Teachers and school administrators also have mixed feelings toward sex and find it hard to carry out sex education themselves. Zhang noted despite the fact that some migrant schools have already started holding sex-ed lectures for adolescents, they only give a brief introduction to the ideas of health or resisting sexual harassment. But what they teach is just the tip of the iceberg.

"Some school heads embrace our cooperation with them in running sex-ed classes, but reaching a consensus on teaching methods and course content is a tough task," Han said. "School authorities have to take advice from parents and teachers into consideration, to avoid a flood of opposition from parents and the general public if they talk about sex too much."

As for the further development of sex education in China's migrant schools, Han hopes the XX XY School project will gradually cover more schools inside and outside Beijing, and join hands with local educational authorities in other provinces.
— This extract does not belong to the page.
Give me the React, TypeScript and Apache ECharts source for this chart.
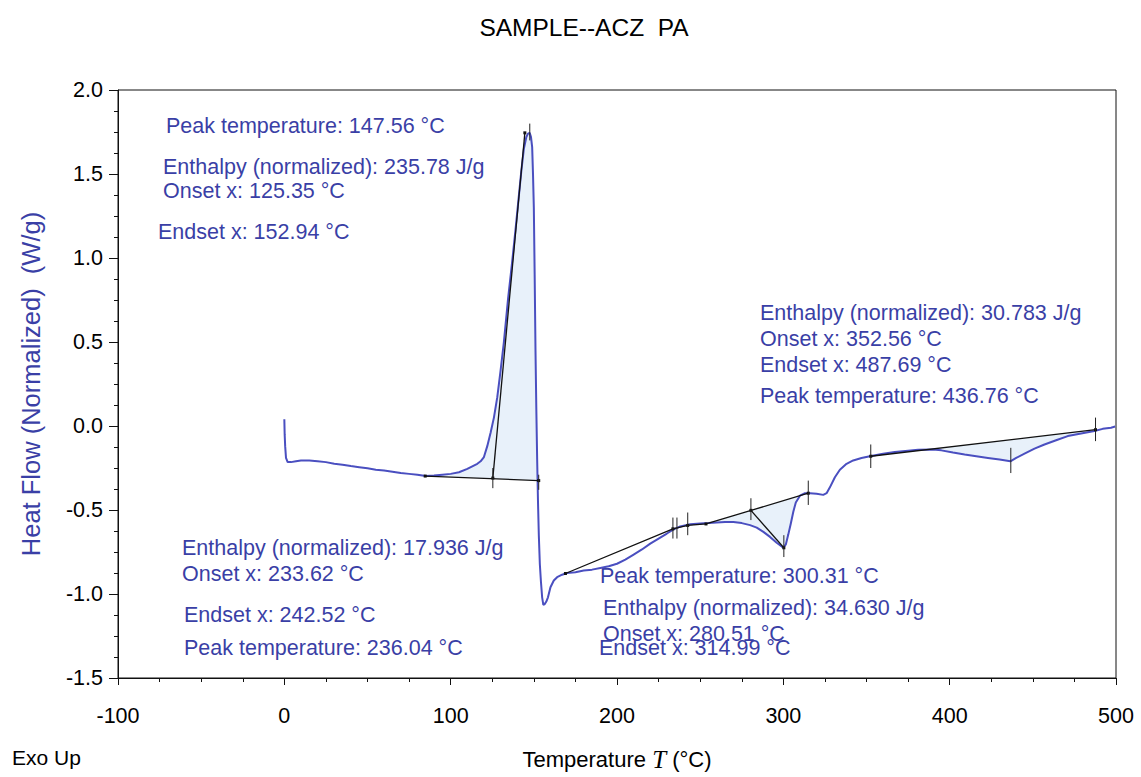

"We want our project to be recognized by more people, so we can raise more funds to continue this project. In addition, as sex education remains sensitive in some migrant schools outside Beijing, we need more cooperative partners, especially local administrators. So we can gain trust from school heads and promote this project without much resistance." Han told the Global Times.

Zhang said besides efforts made by NGOs, migrant schools should try their best to train qualified teachers to provide sex education. The government officials need to provide financial support, she added.

Only if families, schools and governments work together can all of China's adolescents receive adequate sex education, she noted.